▸ **Exercise aim**
Each line below should be quoted exactly, please.

[Start of Supplied data]

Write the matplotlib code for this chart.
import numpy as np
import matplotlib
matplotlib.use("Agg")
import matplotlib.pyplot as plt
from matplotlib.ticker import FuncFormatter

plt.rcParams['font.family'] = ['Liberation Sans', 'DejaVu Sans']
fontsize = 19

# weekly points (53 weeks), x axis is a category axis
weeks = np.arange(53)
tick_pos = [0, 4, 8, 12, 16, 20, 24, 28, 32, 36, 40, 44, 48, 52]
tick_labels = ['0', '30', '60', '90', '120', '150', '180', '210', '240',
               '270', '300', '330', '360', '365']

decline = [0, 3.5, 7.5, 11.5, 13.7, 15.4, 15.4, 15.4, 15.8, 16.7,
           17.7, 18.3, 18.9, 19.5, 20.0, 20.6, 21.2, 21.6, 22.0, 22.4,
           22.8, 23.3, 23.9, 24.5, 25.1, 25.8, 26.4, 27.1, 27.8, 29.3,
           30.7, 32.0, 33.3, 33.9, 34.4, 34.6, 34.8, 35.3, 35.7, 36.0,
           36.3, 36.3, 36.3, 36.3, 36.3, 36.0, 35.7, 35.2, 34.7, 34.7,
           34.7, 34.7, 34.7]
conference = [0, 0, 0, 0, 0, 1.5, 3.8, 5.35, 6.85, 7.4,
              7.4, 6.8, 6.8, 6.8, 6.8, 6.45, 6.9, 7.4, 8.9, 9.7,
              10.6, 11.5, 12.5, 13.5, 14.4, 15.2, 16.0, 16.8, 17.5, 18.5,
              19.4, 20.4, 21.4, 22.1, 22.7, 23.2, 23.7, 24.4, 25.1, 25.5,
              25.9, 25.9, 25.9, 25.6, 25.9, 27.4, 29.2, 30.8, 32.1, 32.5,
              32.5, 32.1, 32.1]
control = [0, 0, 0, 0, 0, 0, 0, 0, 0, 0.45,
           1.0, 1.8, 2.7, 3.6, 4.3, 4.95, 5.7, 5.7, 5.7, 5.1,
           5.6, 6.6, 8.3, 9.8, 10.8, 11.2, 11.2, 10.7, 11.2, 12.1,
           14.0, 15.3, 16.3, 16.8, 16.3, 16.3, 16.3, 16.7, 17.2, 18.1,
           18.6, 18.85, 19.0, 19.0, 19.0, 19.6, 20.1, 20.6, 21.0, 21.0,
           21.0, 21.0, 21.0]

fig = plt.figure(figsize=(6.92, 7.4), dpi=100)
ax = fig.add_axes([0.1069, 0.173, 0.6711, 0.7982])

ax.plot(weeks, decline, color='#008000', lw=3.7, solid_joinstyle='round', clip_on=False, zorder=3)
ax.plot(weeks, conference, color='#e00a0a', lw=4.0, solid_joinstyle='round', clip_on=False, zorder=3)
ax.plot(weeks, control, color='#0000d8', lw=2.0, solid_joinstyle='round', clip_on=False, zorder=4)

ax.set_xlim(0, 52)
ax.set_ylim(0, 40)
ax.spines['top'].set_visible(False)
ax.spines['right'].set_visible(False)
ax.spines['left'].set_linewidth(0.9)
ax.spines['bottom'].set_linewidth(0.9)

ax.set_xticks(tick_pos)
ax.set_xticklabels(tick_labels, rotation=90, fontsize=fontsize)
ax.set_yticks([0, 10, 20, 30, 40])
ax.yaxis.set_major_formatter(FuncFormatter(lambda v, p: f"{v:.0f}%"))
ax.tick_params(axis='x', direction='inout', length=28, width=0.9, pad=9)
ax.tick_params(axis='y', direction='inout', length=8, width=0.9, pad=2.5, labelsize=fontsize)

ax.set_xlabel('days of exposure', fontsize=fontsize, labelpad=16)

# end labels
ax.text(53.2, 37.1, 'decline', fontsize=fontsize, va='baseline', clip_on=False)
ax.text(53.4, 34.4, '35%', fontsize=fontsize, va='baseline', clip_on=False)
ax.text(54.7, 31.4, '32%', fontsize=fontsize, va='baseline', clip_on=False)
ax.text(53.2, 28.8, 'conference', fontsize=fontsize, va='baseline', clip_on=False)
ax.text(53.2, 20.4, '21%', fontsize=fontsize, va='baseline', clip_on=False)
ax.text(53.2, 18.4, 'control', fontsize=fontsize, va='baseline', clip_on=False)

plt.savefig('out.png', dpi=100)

[End of Supplied data]

▸ **Expected answer**
Write the matplotlib code for this chart.
import numpy as np
import matplotlib
matplotlib.use("Agg")
import matplotlib.pyplot as plt
from matplotlib.ticker import FuncFormatter

plt.rcParams['font.family'] = ['Liberation Sans', 'DejaVu Sans']
fontsize = 19

# weekly points (53 weeks), x axis is a category axis
weeks = np.arange(53)
tick_pos = [0, 4, 8, 12, 16, 20, 24, 28, 32, 36, 40, 44, 48, 52]
tick_labels = ['0', '30', '60', '90', '120', '150', '180', '210', '240',
               '270', '300', '330', '360', '365']

decline = [0, 3.5, 7.5, 11.5, 13.7, 15.4, 15.4, 15.4, 15.8, 16.7,
           17.7, 18.3, 18.9, 19.5, 20.0, 20.6, 21.2, 21.6, 22.0, 22.4,
           22.8, 23.3, 23.9, 24.5, 25.1, 25.8, 26.4, 27.1, 27.8, 29.3,
           30.7, 32.0, 33.3, 33.9, 34.4, 34.6, 34.8, 35.3, 35.7, 36.0,
           36.3, 36.3, 36.3, 36.3, 36.3, 36.0, 35.7, 35.2, 34.7, 34.7,
           34.7, 34.7, 34.7]
conference = [0, 0, 0, 0, 0, 1.5, 3.8, 5.35, 6.85, 7.4,
              7.4, 6.8, 6.8, 6.8, 6.8, 6.45, 6.9, 7.4, 8.9, 9.7,
              10.6, 11.5, 12.5, 13.5, 14.4, 15.2, 16.0, 16.8, 17.5, 18.5,
              19.4, 20.4, 21.4, 22.1, 22.7, 23.2, 23.7, 24.4, 25.1, 25.5,
              25.9, 25.9, 25.9, 25.6, 25.9, 27.4, 29.2, 30.8, 32.1, 32.5,
              32.5, 32.1, 32.1]
control = [0, 0, 0, 0, 0, 0, 0, 0, 0, 0.45,
           1.0, 1.8, 2.7, 3.6, 4.3, 4.95, 5.7, 5.7, 5.7, 5.1,
           5.6, 6.6, 8.3, 9.8, 10.8, 11.2, 11.2, 10.7, 11.2, 12.1,
           14.0, 15.3, 16.3, 16.8, 16.3, 16.3, 16.3, 16.7, 17.2, 18.1,
           18.6, 18.85, 19.0, 19.0, 19.0, 19.6, 20.1, 20.6, 21.0, 21.0,
           21.0, 21.0, 21.0]

fig = plt.figure(figsize=(6.92, 7.4), dpi=100)
ax = fig.add_axes([0.1069, 0.173, 0.6711, 0.7982])

ax.plot(weeks, decline, color='#008000', lw=3.7, solid_joinstyle='round', clip_on=False, zorder=3)
ax.plot(weeks, conference, color='#e00a0a', lw=4.0, solid_joinstyle='round', clip_on=False, zorder=3)
ax.plot(weeks, control, color='#0000d8', lw=2.0, solid_joinstyle='round', clip_on=False, zorder=4)

ax.set_xlim(0, 52)
ax.set_ylim(0, 40)
ax.spines['top'].set_visible(False)
ax.spines['right'].set_visible(False)
ax.spines['left'].set_linewidth(0.9)
ax.spines['bottom'].set_linewidth(0.9)

ax.set_xticks(tick_pos)
ax.set_xticklabels(tick_labels, rotation=90, fontsize=fontsize)
ax.set_yticks([0, 10, 20, 30, 40])
ax.yaxis.set_major_formatter(FuncFormatter(lambda v, p: f"{v:.0f}%"))
ax.tick_params(axis='x', direction='inout', length=28, width=0.9, pad=9)
ax.tick_params(axis='y', direction='inout', length=8, width=0.9, pad=2.5, labelsize=fontsize)

ax.set_xlabel('days of exposure', fontsize=fontsize, labelpad=16)

# end labels
ax.text(53.2, 37.1, 'decline', fontsize=fontsize, va='baseline', clip_on=False)
ax.text(53.4, 34.4, '35%', fontsize=fontsize, va='baseline', clip_on=False)
ax.text(54.7, 31.4, '32%', fontsize=fontsize, va='baseline', clip_on=False)
ax.text(53.2, 28.8, 'conference', fontsize=fontsize, va='baseline', clip_on=False)
ax.text(53.2, 20.4, '21%', fontsize=fontsize, va='baseline', clip_on=False)
ax.text(53.2, 18.4, 'control', fontsize=fontsize, va='baseline', clip_on=False)

plt.savefig('out.png', dpi=100)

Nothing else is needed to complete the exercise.